Tao Xian’s Surreal Imagery and its Enigma

Often we live a life full of delusions! Is this series of delusions an alternative to the life that we otherwise live? As life would have it, sometimes, they lead us onto a series of mis-happenings that just multiply themselves.  In some cases, delusion is the main reason behind the flowering of an alternative language of expression–where each object instead of how it has been conventionally observed is looked at with a new pair of eyes. So maybe an apple would be blue instead of red. The luminescence in Tao Xian’s myriad of expressive faces is a denotation of an alternative world or pair of eyes. Is this way of looking at things in a different way a method of revoking the primal sensorial responses?

From painting to photography to printmaking, the Chinese artist, Xian’s representations are submerged into a plethora of bright hues that pull us into realms of her memorials of objects and events. Primarily, her range of concepts is withdrawn from the social norms, mythology and eclectic surroundings.

Tao Xian She Came from the Night #2
She Came From The Night #2 by Tao Xian – view artwork

Tao Xian’s Objects/ Portraits: Virtual or Surreal?

I like to observe and record people. Rather than saying that human beings are creatures with souls, I prefer to believe that human beings are a group of souls trapped in their bodies. They come to the large proving ground of the earth, which has set rules. The virtual game world, in order to continuously enrich the experience.”
– Tao Xian

An artist is a pool of memory and perceptions. The movement within the pool creates ripples and waves in the subconscious mind, and it is from these crests and troughs that our subjected-vision of the world germinates. Xian’s sojourns, encounters and experiences play a significant role in visualizing forms that are, though real, on the brink of being entered into the world beyond. Is this a conscious world of hers? Possibly, these are subconscious terrains that subject, reform and transform her emotions and decisions constantly. The repetitive method of perceiving the variety of figures in similar formats, in Xian’s depictions, demands a meditative mind. Being a common phenomenon, the repetitive aspect of sustenance brings a forked view of living. It is the junction where human beings, which are termed as creatures by Xian, present themselves as one of social animals instead of souls. Probably, a mechanism of the soul reinstates when the repetitive pattern makes us realize the unseen, unheard and unfelt. Xian’s practice appears to be an attempt to go beyond what is merely seen! Hence, the forked concepts of virtual and surreal are equally a part of her practice. Her faces are virtual yet surreal!

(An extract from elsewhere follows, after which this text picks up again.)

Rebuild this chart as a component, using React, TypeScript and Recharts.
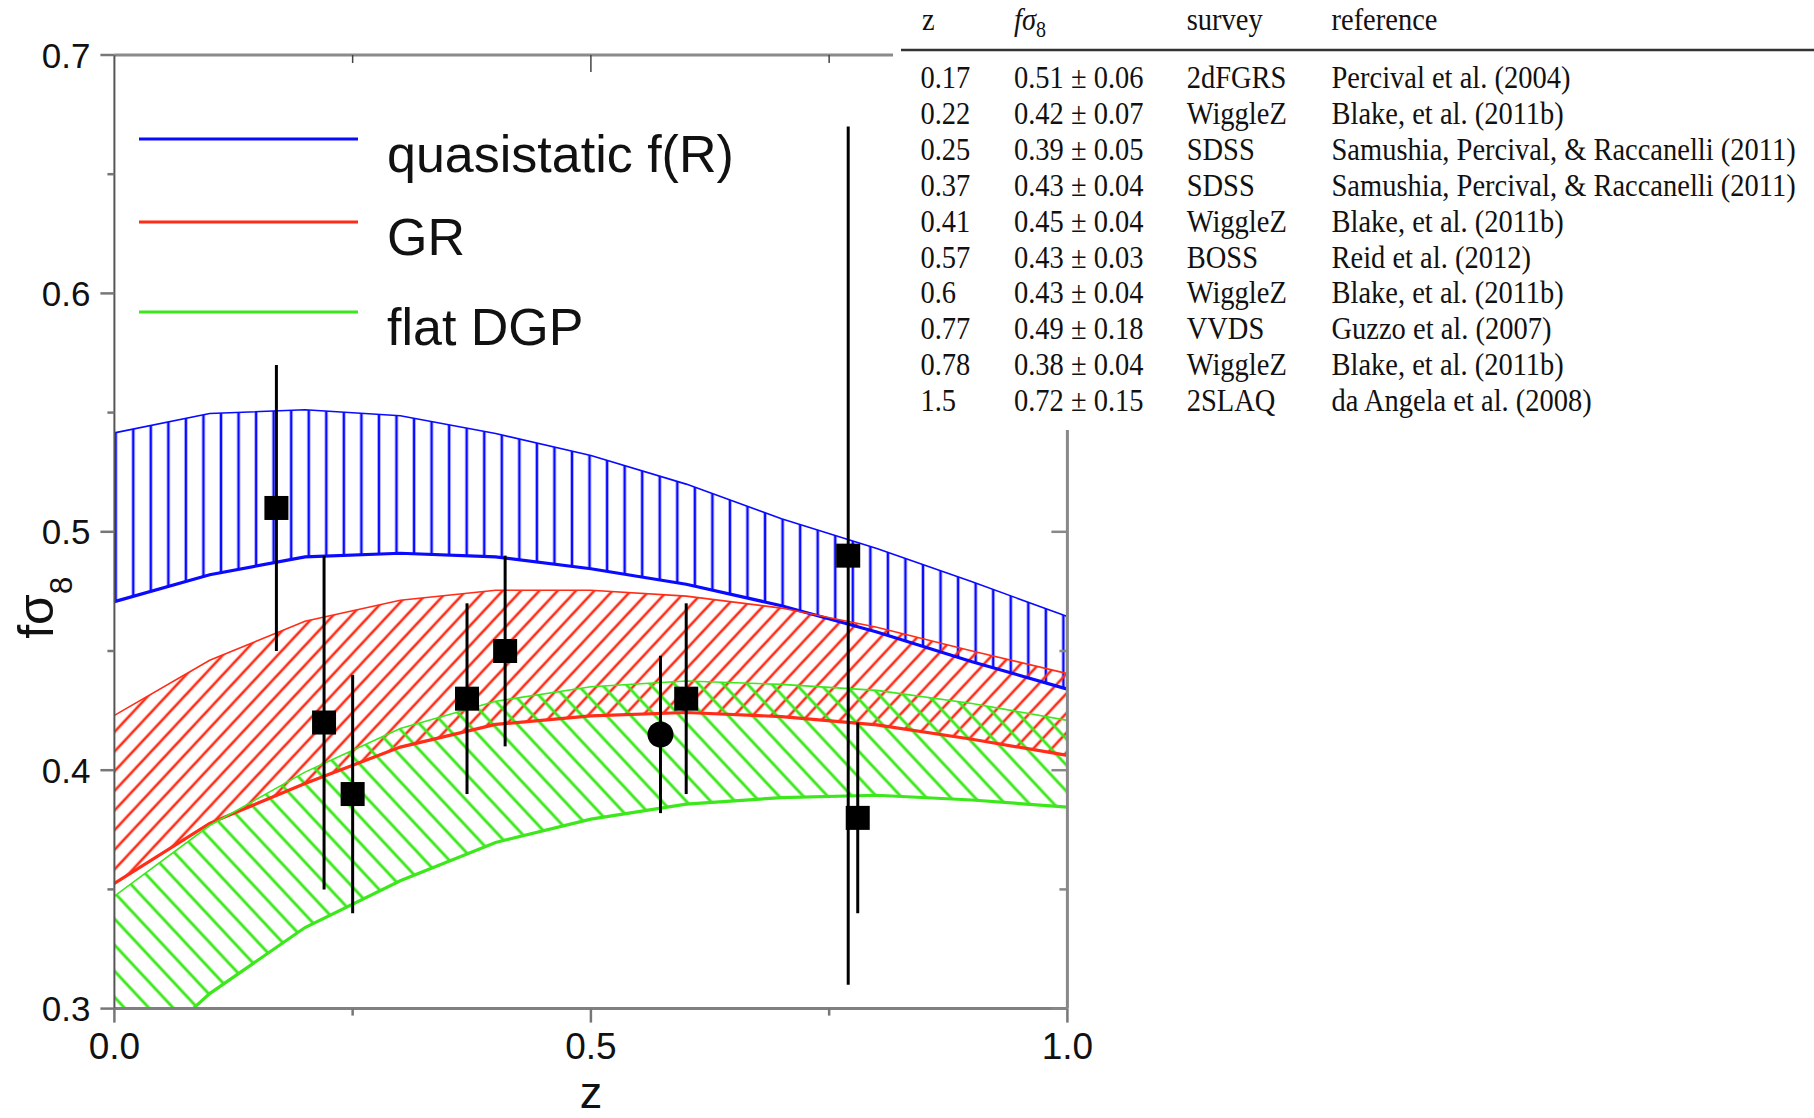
import React from "react";
import { ComposedChart, Area, Line, Scatter, ErrorBar, XAxis, YAxis, Legend, Label } from "recharts";

const zGrid = [0, 0.1, 0.2, 0.3, 0.4, 0.5, 0.6, 0.7, 0.8, 0.9, 1.0];
const fRHigh = [0.5415, 0.5496, 0.5512, 0.5487, 0.5412, 0.532, 0.52, 0.5055, 0.493, 0.479, 0.4645];
const fRLow = [0.4707, 0.482, 0.4895, 0.491, 0.4895, 0.4845, 0.478, 0.469, 0.458, 0.4455, 0.434];
const grHigh = [0.423, 0.4461, 0.4625, 0.4713, 0.4755, 0.4755, 0.473, 0.468, 0.46, 0.45, 0.4405];
const grLow = [0.3525, 0.3777, 0.3944, 0.4097, 0.4192, 0.4228, 0.4242, 0.4225, 0.419, 0.413, 0.4062];
const dgpHigh = [0.3472, 0.3768, 0.3992, 0.4175, 0.4289, 0.435, 0.4374, 0.436, 0.4335, 0.428, 0.4209];
const dgpLow = [0.27, 0.3063, 0.334, 0.3536, 0.3697, 0.3795, 0.3858, 0.3885, 0.3895, 0.3875, 0.3845];

// measurements drawn on the plot
const obsZ = [0.17, 0.22, 0.25, 0.37, 0.41, 0.6, 0.77, 0.78];
const obsF = [0.51, 0.42, 0.39, 0.43, 0.45, 0.43, 0.49, 0.38];
const obsErr = [0.06, 0.07, 0.05, 0.04, 0.04, 0.04, 0.18, 0.04];
const bossZ = [0.573];
const bossF = [0.415];
const bossErr = [0.033];

// table on the right
const tableZ = ["0.17", "0.22", "0.25", "0.37", "0.41", "0.57", "0.6", "0.77", "0.78", "1.5"];
const tableF = [0.51, 0.42, 0.39, 0.43, 0.45, 0.43, 0.43, 0.49, 0.38, 0.72];
const tableErr = [0.06, 0.07, 0.05, 0.04, 0.04, 0.03, 0.04, 0.18, 0.04, 0.15];
const tableSurvey = ["2dFGRS", "WiggleZ", "SDSS", "SDSS", "WiggleZ", "BOSS", "WiggleZ", "VVDS", "WiggleZ", "2SLAQ"];
const tableRef = [
    "Percival et al. (2004)",
    "Blake, et al. (2011b)",
    "Samushia, Percival, & Raccanelli (2011)",
    "Samushia, Percival, & Raccanelli (2011)",
    "Blake, et al. (2011b)",
    "Reid et al. (2012)",
    "Blake, et al. (2011b)",
    "Guzzo et al. (2007)",
    "Blake, et al. (2011b)",
    "da Angela et al. (2008)",
];

const yTicks = [0.3, 0.35, 0.4, 0.45, 0.5, 0.55, 0.6, 0.65, 0.7];
const xTicks = [0, 0.25, 0.5, 0.75, 1.0];
const legendNames = ["quasistatic f(R)", "GR", "flat DGP"];

const BLUE = "#0a0aff";
const RED = "#ff2d17";
const GREEN = "#3ce81c";
const SANS = "'Liberation Sans', Arial, sans-serif";
const SERIF = "'Liberation Serif', 'Times New Roman', serif";

const W = 1814;
const H = 1118;
const PLOT_LEFT = 114.4;
const PLOT_TOP = 55;
const RIGHT_GAP = 746.6;
const BOTTOM_GAP = 109.4;
const BLUE_STEP = 17.55;

const bandRows = zGrid.map((z, i) => ({
    z,
    fR: [fRLow[i], fRHigh[i]],
    gr: [grLow[i], grHigh[i]],
    dgp: [dgpLow[i], dgpHigh[i]],
    fRHi: fRHigh[i],
    fRLo: fRLow[i],
    grHi: grHigh[i],
    grLo: grLow[i],
    dgpHi: dgpHigh[i],
    dgpLo: dgpLow[i],
}));

const squarePts = obsZ.map((z, i) => ({ z, f: obsF[i], err: obsErr[i] }));
const circlePts = bossZ.map((z, i) => ({ z, f: bossF[i], err: bossErr[i] }));

const isMajorY = (v: number) => Math.abs(v * 10 - Math.round(v * 10)) < 1e-6;
const isMajorX = (v: number) => Math.abs(v * 2 - Math.round(v * 2)) < 1e-6;

const LeftTick = (props: any) => {
    const { x, y, payload } = props;
    const major = isMajorY(payload.value);
    return (
        <g>
            <line x1={x} x2={x - (major ? 14 : 7)} y1={y} y2={y} stroke="#777" strokeWidth={2.5} />
            {major && (
                <text x={x - 24} y={y + 12.5} textAnchor="end" fontSize={35} fontFamily={SANS} fill="#111">
                    {payload.value.toFixed(1)}
                </text>
            )}
        </g>
    );
};

const RightTick = (props: any) => {
    const { x, y, payload } = props;
    const major = isMajorY(payload.value);
    return <line x1={x} x2={x - (major ? 16 : 8)} y1={y} y2={y} stroke="#888" strokeWidth={2.5} />;
};

const BottomTick = (props: any) => {
    const { x, y, payload } = props;
    const major = isMajorX(payload.value);
    return (
        <g>
            <line x1={x} x2={x} y1={y} y2={y + (major ? 14 : 7)} stroke="#777" strokeWidth={2.5} />
            {major && (
                <text x={x} y={y + 50} textAnchor="middle" fontSize={37} fontFamily={SANS} fill="#111">
                    {payload.value.toFixed(1)}
                </text>
            )}
        </g>
    );
};

const TopTick = (props: any) => {
    const { x, y, payload } = props;
    const major = isMajorX(payload.value);
    return <line x1={x} x2={x} y1={y} y2={y + (major ? 17 : 8)} stroke="#444" strokeWidth={1.5} />;
};

const renderYLabel = (props: any) => {
    const vb = props.viewBox;
    const cx = vb.x + 53;
    const cy = vb.y + vb.height / 2 + 76;
    return (
        <text
            x={cx}
            y={cy}
            transform={`rotate(-90, ${cx}, ${cy})`}
            textAnchor="middle"
            fontSize={50}
            fontFamily={SANS}
            fill="#111"
        >
            fσ
            <tspan dy={19} fontSize={31}>8</tspan>
        </text>
    );
};

const renderXLabel = (props: any) => {
    const vb = props.viewBox;
    return (
        <text x={vb.x + vb.width / 2} y={vb.y + 99} textAnchor="middle" fontSize={45} fontFamily={SANS} fill="#111">
            z
        </text>
    );
};

// legend rows are not evenly spaced in the original
const legendLineY = [39, 122, 212];
const legendTextY = [72, 155, 245];

const renderLegend = (props: any) => {
    const items = (props.payload || []).filter((p: any) => legendNames.includes(p.value));
    items.sort((a: any, b: any) => legendNames.indexOf(a.value) - legendNames.indexOf(b.value));
    return (
        <svg width={680} height={280} style={{ display: "block", overflow: "visible" }}>
            {items.map((entry: any, i: number) => (
                <g key={entry.value}>
                    <line x1={9} x2={228} y1={legendLineY[i]} y2={legendLineY[i]} stroke={entry.color} strokeWidth={3} />
                    <text x={257} y={legendTextY[i]} fontSize={52} fontFamily={SANS} fill="#111">
                        {entry.value}
                    </text>
                </g>
            ))}
        </svg>
    );
};

const squareShape = (props: any) => {
    const { cx, cy } = props;
    return <rect x={cx - 12} y={cy - 12} width={24} height={24} fill="#000" />;
};

const circleShape = (props: any) => {
    const { cx, cy } = props;
    return <circle cx={cx} cy={cy} r={13} fill="#000" />;
};

function DataTable() {
    const colX = [27.5, 121, 293.7, 438.5];
    const rowY = (i: number) => 88.3 + 35.85 * i;
    const T = ({ x, y, children }: any) => (
        <text transform={`translate(${x},${y}) scale(1,1.12)`} fontSize={28.5} fontFamily={SERIF} fill="#111">
            {children}
        </text>
    );
    return (
        <svg width={921} height={430} style={{ position: "absolute", left: 893, top: 0, background: "#fff" }}>
            <rect x={0} y={0} width={921} height={430} fill="#fff" />
            <T x={29} y={30}>z</T>
            <T x={colX[1]} y={30}>
                <tspan fontStyle="italic">fσ</tspan>
                <tspan dy={6} fontSize={20}>8</tspan>
            </T>
            <T x={colX[2]} y={30}>survey</T>
            <T x={colX[3]} y={30}>reference</T>
            <line x1={8} x2={921} y1={50} y2={50} stroke="#333" strokeWidth={2.5} />
            {tableZ.map((z, i) => (
                <g key={i}>
                    <T x={colX[0]} y={rowY(i)}>{z}</T>
                    <T x={colX[1]} y={rowY(i)}>{`${tableF[i].toFixed(2)} ± ${tableErr[i].toFixed(2)}`}</T>
                    <T x={colX[2]} y={rowY(i)}>{tableSurvey[i]}</T>
                    <T x={colX[3]} y={rowY(i)}>{tableRef[i]}</T>
                </g>
            ))}
        </svg>
    );
}

export default function App() {
    return (
        <div style={{ position: "absolute", left: 0, top: 0, width: W, height: H, background: "#fff" }}>
            <ComposedChart width={W} height={H} data={bandRows} margin={{ top: 0, right: 0, bottom: 0, left: 0 }}>
                <defs>
                    <pattern
                        id="hatchFR"
                        patternUnits="userSpaceOnUse"
                        x={PLOT_LEFT + 1.3 - BLUE_STEP / 2}
                        y={0}
                        width={BLUE_STEP}
                        height={20}
                    >
                        <line x1={BLUE_STEP / 2} x2={BLUE_STEP / 2} y1={-1} y2={21} stroke={BLUE} strokeWidth={2.6} />
                    </pattern>
                    <pattern id="hatchGR" patternUnits="userSpaceOnUse" width={13.4} height={20} patternTransform="rotate(43)">
                        <line x1={6.7} x2={6.7} y1={-1} y2={21} stroke={RED} strokeWidth={2.6} />
                    </pattern>
                    <pattern id="hatchDGP" patternUnits="userSpaceOnUse" width={17.8} height={20} patternTransform="rotate(-43)">
                        <line x1={8.9} x2={8.9} y1={-1} y2={21} stroke={GREEN} strokeWidth={2.9} />
                    </pattern>
                </defs>

                <XAxis
                    dataKey="z"
                    type="number"
                    domain={[0, 1]}
                    allowDataOverflow
                    ticks={xTicks}
                    interval={0}
                    height={BOTTOM_GAP}
                    axisLine={{ stroke: "#808080", strokeWidth: 3 }}
                    tickLine={false}
                    tickSize={0}
                    tickMargin={0}
                    tick={BottomTick}
                >
                    <Label content={renderXLabel} />
                </XAxis>
                <XAxis
                    xAxisId="top"
                    orientation="top"
                    dataKey="z"
                    type="number"
                    domain={[0, 1]}
                    allowDataOverflow
                    ticks={[0.25, 0.5, 0.75]}
                    interval={0}
                    height={PLOT_TOP}
                    axisLine={{ stroke: "#8a8a8a", strokeWidth: 3 }}
                    tickLine={false}
                    tickSize={0}
                    tickMargin={0}
                    tick={TopTick}
                />
                <YAxis
                    type="number"
                    domain={[0.3, 0.7]}
                    allowDataOverflow
                    ticks={yTicks}
                    interval={0}
                    width={PLOT_LEFT}
                    axisLine={{ stroke: "#555", strokeWidth: 2 }}
                    tickLine={false}
                    tickSize={0}
                    tickMargin={0}
                    tick={LeftTick}
                >
                    <Label content={renderYLabel} />
                </YAxis>
                <YAxis
                    yAxisId="right"
                    orientation="right"
                    type="number"
                    domain={[0.3, 0.7]}
                    allowDataOverflow
                    ticks={yTicks}
                    interval={0}
                    width={RIGHT_GAP}
                    axisLine={{ stroke: "#888", strokeWidth: 3 }}
                    tickLine={false}
                    tickSize={0}
                    tickMargin={0}
                    tick={RightTick}
                />

                <Area dataKey="fR" type="linear" stroke="none" fill="url(#hatchFR)" fillOpacity={1} isAnimationActive={false} legendType="none" activeDot={false} />
                <Area dataKey="gr" type="linear" stroke="none" fill="url(#hatchGR)" fillOpacity={1} isAnimationActive={false} legendType="none" activeDot={false} />
                <Area dataKey="dgp" type="linear" stroke="none" fill="url(#hatchDGP)" fillOpacity={1} isAnimationActive={false} legendType="none" activeDot={false} />

                <Line dataKey="fRHi" name="quasistatic f(R)" type="linear" stroke={BLUE} strokeWidth={1.6} dot={false} activeDot={false} isAnimationActive={false} />
                <Line dataKey="fRLo" type="linear" stroke={BLUE} strokeWidth={3.2} dot={false} activeDot={false} isAnimationActive={false} legendType="none" />
                <Line dataKey="grHi" name="GR" type="linear" stroke={RED} strokeWidth={1.6} dot={false} activeDot={false} isAnimationActive={false} />
                <Line dataKey="grLo" type="linear" stroke={RED} strokeWidth={3.2} dot={false} activeDot={false} isAnimationActive={false} legendType="none" />
                <Line dataKey="dgpHi" name="flat DGP" type="linear" stroke={GREEN} strokeWidth={1.6} dot={false} activeDot={false} isAnimationActive={false} />
                <Line dataKey="dgpLo" type="linear" stroke={GREEN} strokeWidth={3.2} dot={false} activeDot={false} isAnimationActive={false} legendType="none" />

                <Scatter data={squarePts} dataKey="f" shape={squareShape} isAnimationActive={false} legendType="none">
                    <ErrorBar dataKey="err" direction="y" width={0} stroke="#000" strokeWidth={3} isAnimationActive={false} />
                </Scatter>
                <Scatter data={circlePts} dataKey="f" shape={circleShape} isAnimationActive={false} legendType="none">
                    <ErrorBar dataKey="err" direction="y" width={0} stroke="#000" strokeWidth={3} isAnimationActive={false} />
                </Scatter>

                <Legend
                    layout="vertical"
                    align="center"
                    verticalAlign="middle"
                    width={680}
                    height={280}
                    wrapperStyle={{ left: 130, top: 100, width: 680, height: 280 }}
                    content={renderLegend}
                />
            </ComposedChart>
            <DataTable />
        </div>
    );
}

Born in the Anhun province, China, Xian studied oil painting and later pursued masters from Parson School of Design in New York. The amalgamation of traditional methods with contemporaneity reveals her sojourn from home town to a metropolitan city.

Full Moon by Tao Xian
Full Moon by Tao Xian – view artwork

The Game of Reason and Existence

“On the one hand, I let myself be actively involved in every current event, and on the other hand, I will withdraw from it in time. Then I find that there is no absolute existence of everything, and it will follow your inner state of mind. Therefore, the objects I paint all have a dynamic feeling in them, and I hope that in the dynamic, I can find the energy that can calm the heart.”

Immanuel Kant’s objects are unconditioned and devoid of meaning unless a perceiver comes in. A particular object builds itself through time, region and several altering circumstances, gradually defining its identity and image. Kantian theory distills this idea by snatching off all the conditioned environments, evaluation and image-making around the object. The reason for and of the object/ face/ peculiar expression is not even innate. Rather the existence is. Rather it materializes from what the viewer observes and thinks about it, which is subject to change. Xian’s objects, portraits, and delineated forms instead of de-constructing  the conditioned attributes of themselves amalgamate with her self-made context, underpinned by emotive turbulence. She treads onto the ‘traces’ of the objects, which according to the theory proposed by Jacques Derrida evaluates the seen and the unseen meaning and relations of the particular object simultaneously and continuously. The semiological meanings are in flux! Xian colours as well as discolours these traces in her method of representation. Interestingly, the semiological stances are deeply hidden in the chosen palette.

Desert Night by Tao Xian
Desert Night by Tao Xian – view artwork

Could we then term them to be delusions with reason?

Coming back to delusions, instead of being carried away into an unreal flow, Xian recreates them! The diversity of the objects, human faces, and their stifled emotions and experiences condition her artistic process. They do not mislead her but strengthen and arm her style. From the language of colours, form, and interplay of diluted textures, the funnel of lyrics provides us with an unfolding drama of inbuilt narratives. The enigma reveals, identifies and reifies the world of Xian!

Xian’s artworks have been exhibited at international galleries and museums including the Metropolitan Exhibition hall in New York, China art Museum in Shanghai, among many others. The enriching experiences and creative encounters of peoples and places in Xian’s practice rejuvenate the formal representations while incorporating psychological and philosophical reinventions. Most importantly, they meander over the fence of acute abstraction. And, the practice purposely invites us to look beyond the contours. The faces possess a persuasive face value!